Yurtseverler Kurultayı, “Türk ve Kürtlerin bu topraklarda yaşayan diğer halklarla birlikte ortak bir kurtuluştan başka çıkış yoluna sahip olmadığını, bu ortaklığın ancak emperyalizme karşı mücadelede sağlanabileceğini; Kürtlerin çözümü dış güçlerden beklemesinde esas sorumluluğunun onu emperyalist güçlere iten Türk egemenlerinde olmasından hareketle, her tür liberal, milliyetçi, inkarcı ve imhacı politikanın alternatifinin emekçi sınıfların kurtuluşu temelinde ortak bir mücadelenin ürünü olacağını” vurgulayarak, gerçek çözüm yoluna ışık tuttu.
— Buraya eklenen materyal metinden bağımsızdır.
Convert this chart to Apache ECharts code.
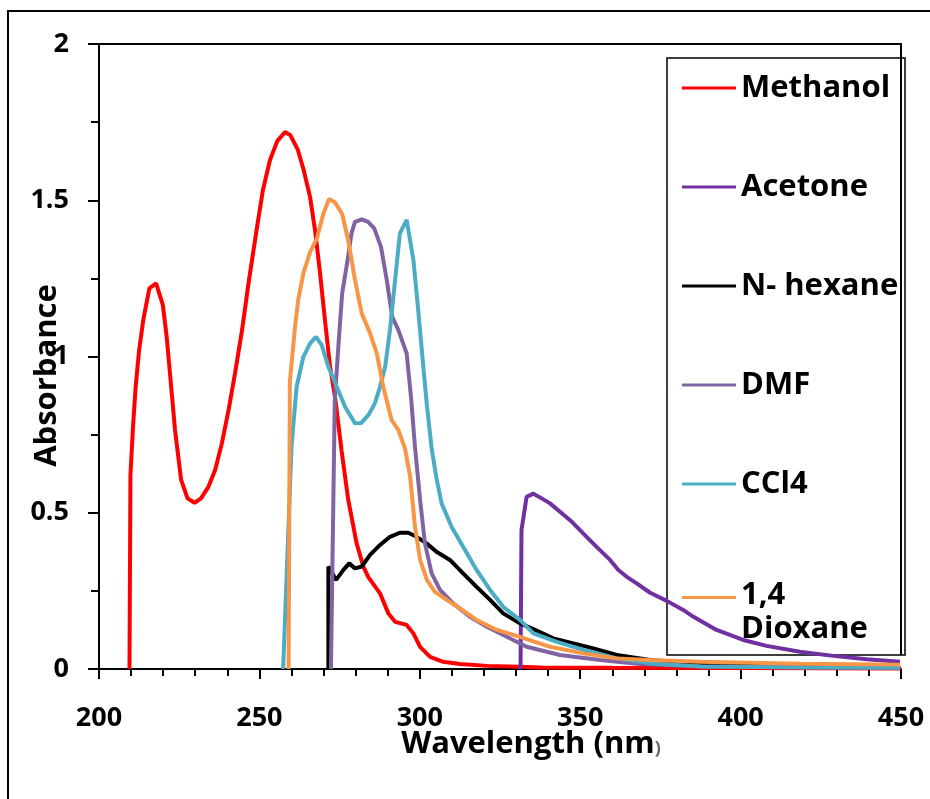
<!DOCTYPE html>
<html>
<head>
<meta charset="utf-8">
<script src="https://cdn.jsdelivr.net/npm/echarts@6/dist/echarts.min.js"></script>
<style>
  html, body { margin: 0; padding: 0; background: #fff; }
  #chart { width: 930px; height: 799px; }
</style>
</head>
<body>
<div id="chart"></div>
<script>
// 数据：[波长 nm, 吸光度]
const methanol = [
  [209.5, 0], [209.8, 0.62], [210.6, 0.775], [211.4, 0.90], [212.5, 1.02], [213.8, 1.117],
  [215.7, 1.218], [217.8, 1.234], [219.9, 1.165], [221.1, 1.063], [222.4, 0.914], [223.7, 0.765],
  [225.6, 0.605], [227.6, 0.546], [229.8, 0.532], [231.8, 0.546], [234.1, 0.583], [236.2, 0.637],
  [238.3, 0.722], [240.4, 0.829], [242.4, 0.946], [244.6, 1.085], [246.6, 1.234], [249.2, 1.41],
  [251.1, 1.533], [253.3, 1.629], [255.6, 1.69], [258.0, 1.718], [259.6, 1.709], [262.0, 1.661],
  [263.8, 1.597], [265.8, 1.51], [267.4, 1.40], [268.9, 1.267], [270.5, 1.11], [272.0, 0.97],
  [273.7, 0.861], [275.6, 0.70], [277.7, 0.541], [280.3, 0.402], [282.4, 0.328], [283.9, 0.295],
  [287.6, 0.242], [290.2, 0.178], [292.3, 0.151], [295.9, 0.141], [298.0, 0.114], [300.1, 0.071],
  [303.2, 0.039], [307.3, 0.023], [312.5, 0.016], [320.9, 0.010], [331.2, 0.007], [337.5, 0.005],
  [360, 0.004], [400, 0.003], [450, 0.002]
];
const acetone = [
  [331.4, 0], [331.7, 0.445], [333.3, 0.551], [335.4, 0.561], [338.0, 0.546], [340.6, 0.53],
  [343.7, 0.503], [347.4, 0.471], [351.0, 0.433], [355.1, 0.391], [359.3, 0.349], [361.9, 0.317],
  [364.5, 0.295], [367.6, 0.274], [371.8, 0.244], [377.0, 0.218], [382.1, 0.189], [385.3, 0.167],
  [392.5, 0.125], [400.8, 0.093], [408.1, 0.074], [418.5, 0.055], [428.9, 0.042], [439.3, 0.031],
  [449.7, 0.023]
];
const nHexane = [
  [271.5, 0], [271.5, 0.328], [273.9, 0.285], [276.2, 0.317], [278.0, 0.338], [279.8, 0.322],
  [281.9, 0.328], [284.5, 0.365], [287.6, 0.397], [290.7, 0.423], [293.8, 0.436], [296.4, 0.436],
  [299.0, 0.423], [302.1, 0.402], [305.2, 0.375], [309.4, 0.349], [313.5, 0.306], [317.7, 0.263],
  [321.9, 0.221], [326.0, 0.178], [331.2, 0.146], [335.4, 0.128], [341.6, 0.098], [347.9, 0.082],
  [354.1, 0.066], [361.4, 0.045], [371.8, 0.029], [387.3, 0.015], [418.5, 0.010], [449.7, 0.008]
];
const dmf = [
  [272.3, 0], [273.5, 0.86], [274.6, 1.031], [275.8, 1.202], [277.5, 1.309], [278.7, 1.394],
  [279.8, 1.431], [281.9, 1.439], [283.9, 1.431], [285.8, 1.41], [287.9, 1.351], [289.7, 1.245],
  [291.4, 1.127], [293.3, 1.085], [295.9, 1.01], [297.3, 0.866], [298.5, 0.71], [300.1, 0.541],
  [301.6, 0.402], [303.7, 0.306], [306.3, 0.253], [310.4, 0.21], [315.6, 0.167], [320.9, 0.135],
  [327.1, 0.103], [333.3, 0.071], [343.7, 0.045], [356.2, 0.029], [368.6, 0.016], [387.3, 0.008],
  [418.5, 0.006], [449.7, 0.005]
];
const ccl4 = [
  [257.4, 0], [260.0, 0.711], [261.6, 0.903], [263.7, 0.999], [265.8, 1.042], [267.6, 1.063],
  [269.4, 1.037], [271.5, 0.967], [274.1, 0.903], [276.7, 0.839], [279.8, 0.786], [281.7, 0.787],
  [284.0, 0.813], [286.0, 0.85], [287.6, 0.903], [289.2, 0.967], [290.7, 1.085], [292.3, 1.245],
  [293.8, 1.394], [295.9, 1.437], [298.0, 1.309], [299.6, 1.138], [301.1, 0.967], [302.2, 0.845],
  [303.7, 0.705], [305.2, 0.61], [306.8, 0.53], [309.9, 0.455], [313.5, 0.391], [317.7, 0.317],
  [321.9, 0.253], [326.0, 0.199], [331.2, 0.157], [335.4, 0.114], [342.7, 0.087], [351.0, 0.061],
  [361.4, 0.034], [371.8, 0.018], [387.5, 0.008], [418.5, 0.005], [449.7, 0.004]
];
const dioxane = [
  [259.1, 0], [259.5, 0.92], [261.1, 1.095], [262.1, 1.181], [263.7, 1.266], [265.8, 1.334],
  [267.9, 1.377], [269.9, 1.456], [271.7, 1.504], [273.6, 1.493], [275.8, 1.456], [277.7, 1.371],
  [279.8, 1.245], [281.9, 1.138], [284.5, 1.074], [286.6, 1.01], [288.6, 0.903], [291.2, 0.797],
  [293.3, 0.765], [295.4, 0.705], [297.0, 0.615], [298.5, 0.455], [300.1, 0.349], [302.2, 0.285],
  [304.7, 0.247], [308.4, 0.221], [312.5, 0.194], [317.7, 0.157], [324.0, 0.125], [331.2, 0.103],
  [340.6, 0.071], [351.0, 0.05], [361.4, 0.034], [371.8, 0.029], [387.5, 0.023], [418.5, 0.017],
  [449.7, 0.014]
];

const seriesNames = ['Methanol', 'Acetone', 'N- hexane', 'DMF', 'CCl4', '1,4 Dioxane'];
const seriesColors = ['#FF0000', '#7030A0', '#000000', '#8064A2', '#4BACC6', '#F79646'];
const seriesData = [methanol, acetone, nHexane, dmf, ccl4, dioxane];

const FONT = '"Open Sans", Lato, sans-serif';

const chart = echarts.init(document.getElementById('chart'));

const legendText = { fontFamily: FONT, fontWeight: 'bold', fontSize: 31, lineHeight: 36, color: '#000' };

const option = {
  animation: false,
  backgroundColor: '#fff',
  grid: { left: 99, right: 29, top: 44, bottom: 130, containLabel: false, outerBoundsMode: 'none' },
  xAxis: {
    type: 'value',
    min: 200, max: 450, interval: 50,
    axisLine: { lineStyle: { color: '#000', width: 2 } },
    axisTick: { length: 10, lineStyle: { color: '#000', width: 2 } },
    minorTick: { show: true, splitNumber: 5, length: 7, lineStyle: { color: '#000', width: 2 } },
    splitLine: { show: false },
    axisLabel: { margin: 36, fontFamily: FONT, fontWeight: 'bold', fontSize: 27, color: '#000' },
    name: 'Wavelength (nm{p|)}',
    nameLocation: 'middle',
    nameGap: 60,
    nameMoveOverlap: false,
    nameTextStyle: {
      fontFamily: FONT, fontWeight: 'bold', fontSize: 31, color: '#000', padding: [0, 0, 0, 62],
      rich: { p: { fontFamily: FONT, fontSize: 18, color: '#666', verticalAlign: 'bottom', padding: [0, 0, 2, 0] } }
    }
  },
  yAxis: {
    type: 'value',
    min: 0, max: 2, interval: 0.5,
    axisLine: { show: true, lineStyle: { color: '#000', width: 2 } },
    axisTick: { show: true, length: 11, lineStyle: { color: '#000', width: 2 } },
    minorTick: { show: true, splitNumber: 2, length: 8, lineStyle: { color: '#000', width: 2 } },
    splitLine: { show: false },
    axisLabel: { margin: 30, fontFamily: FONT, fontWeight: 'bold', fontSize: 27, color: '#000' },
    name: 'Absorbance',
    nameLocation: 'middle',
    nameGap: 36,
    nameMoveOverlap: false,
    nameTextStyle: { fontFamily: FONT, fontWeight: 'bold', fontSize: 31, color: '#000', padding: [0, 38, 0, 0] }
  },
  legend: [
    {
      orient: 'vertical', left: 682, top: 70, padding: 0,
      itemWidth: 54, itemHeight: 14, itemGap: 63,
      icon: 'path://M0,0 L54,0 L54,3 L0,3 Z',
      data: seriesNames.slice(0, 5),
      textStyle: legendText
    },
    {
      // 两行文字：图标与第一行对齐
      orient: 'vertical', left: 682, top: 578, padding: 0,
      itemWidth: 54, itemHeight: 32,
      icon: 'path://M0,0 L54,0 L54,3 L0,3 Z M0,32 Z',
      data: seriesNames.slice(5),
      formatter: () => '1,4\nDioxane',
      textStyle: Object.assign({}, legendText, { lineHeight: 34 })
    }
  ],
  graphic: [
    // 外框
    { type: 'polyline', silent: true, shape: { points: [[8, 810], [8, 11], [940, 11]] },
      style: { stroke: '#000', lineWidth: 2, fill: null } },
    // 绘图区上边框与右边框
    { type: 'polyline', silent: true, shape: { points: [[98, 44], [901, 44], [901, 655]] },
      style: { stroke: '#000', lineWidth: 2, fill: null } },
    // 图例框
    { type: 'rect', silent: true, shape: { x: 667, y: 58, width: 238, height: 597 },
      style: { stroke: '#000', lineWidth: 1.5, fill: null } }
  ],
  series: seriesNames.map((name, i) => ({
    name: name,
    type: 'line',
    data: seriesData[i],
    showSymbol: false,
    symbol: 'none',
    color: seriesColors[i],
    lineStyle: { color: seriesColors[i], width: 4 },
    itemStyle: { color: seriesColors[i] }
  }))
};

chart.setOption(option);
</script>
</body>
</html>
Yurtsever Cephe, zamanla yarışıyor.
Türkiye’nin Ortadoğu’da yaratılan emperyalist bataklığa çekilme olasılığı güçlenirken, böylesi bir sürecin karşısına toplumsal ölçekli bir mücadeleyle çıkılıp çıkıl(a)mayacağı büyük önem kazanıyor.
Yurtsever Cephe’nin en önemli avantajı, düzen cephesinin elinde demagojiden başka silahın kalmamış olması. Ama düzen cephesinin demagojilerini emekçi yurtseverliğinin silahları haline getirebilmek için, örgütlü gücün en hızlı şekilde artırılması gerekiyor. Yurtseverler Kurultayı’nda da vurgulandığı üzere…
Türkiye’de emekçi yurtseverliğini gerçek bir toplumsal dinamik haline getirmek ne kadar mümkün?
Bu, bir kehanet değil, mücadele konusudur…
Ama elimizde hiçbir verinin bulunmadığı da söylenemez.
15 Temmuz’da İncirlik’ten yola çıkan yurtseverlerin temel kaygısı, yaz sıcağıyla değil, karşılaşacakları tepkilerin ne kadar sıcak olacağıyla ilgiliydi… Yürüyüşlerinin ilk haftası her açıdan sıcak geçti!